Re: [WinMac] Need advice on a backup solution


Ron LaPedis(RonL[at]laserphernalia.com)
Fri, 07 Jan 2000 10:09:01 -0800


>
>What I need is some additional ammo as to why a 30GB hard drive is a really
>bad idea and an AIT2 tape drive is a good idea. Any technical, financial,
>philosophical, and personal experiences would be appreciated.

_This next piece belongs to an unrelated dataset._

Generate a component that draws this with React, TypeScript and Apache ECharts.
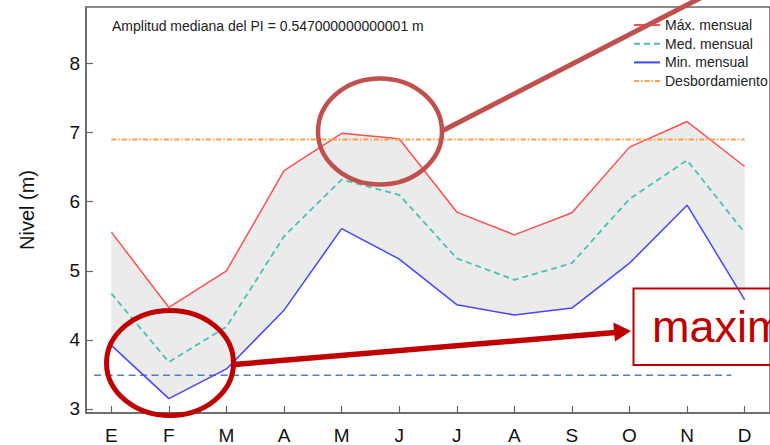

You are backing up hard drives to tape because:
- Hard drives crash sometimes apparently without reason (rarely though)
- Can you say "striction"?
- Hard drives can be damaged by dropping, etc.
- Hard drives are usually inside of a machine (there are removables, of
course) and if your site goes up in smoke, kiss your backup HD goodbye
along with the data on the drives it's backing up. (Something like 70% of
the businesses in the bombed World Trade Center were out of business within
a year. Sh*t happens, dude)

On the other hand, tapes are:
- Much more fault tolerant (check out DLTape instead of AIT. I prefer
linear recording since the tapes last longer)
- Much easier to rotate offsite (you ARE moving your tapes offsite, right??)
- Much easier to secure after the backup.
- Much better to rotate so that you have several generations of backup
(Oops, I need the version of my file from last month, do you have it?)
- Cheaper per MB
- Universal (Your primary site is gone. Carry the backups along with a copy
of the backup program on floppies and you can restore your files just about
anywhere). OTOH I understand that in the PC world some drives can only be
read by the same kind of controller they were written with. I'm a Mac
person so I don't know how true this is.

Best,
Ron LaPedis, CBCP (certified business contingency planner)
Contingency Planning Architect
Golden Gate Software, Inc.
San Francisco, CA USA

*** Windows-MacintoshOS Cooperation List ***
FAQ: http://www.darryl.com/winmacfaq/
Archive: http://www.darryl.com/winmac/

To unsubscribe, send mail to winmac-request@lists.best.com
with just the word "unsubscribe" in the body of the message.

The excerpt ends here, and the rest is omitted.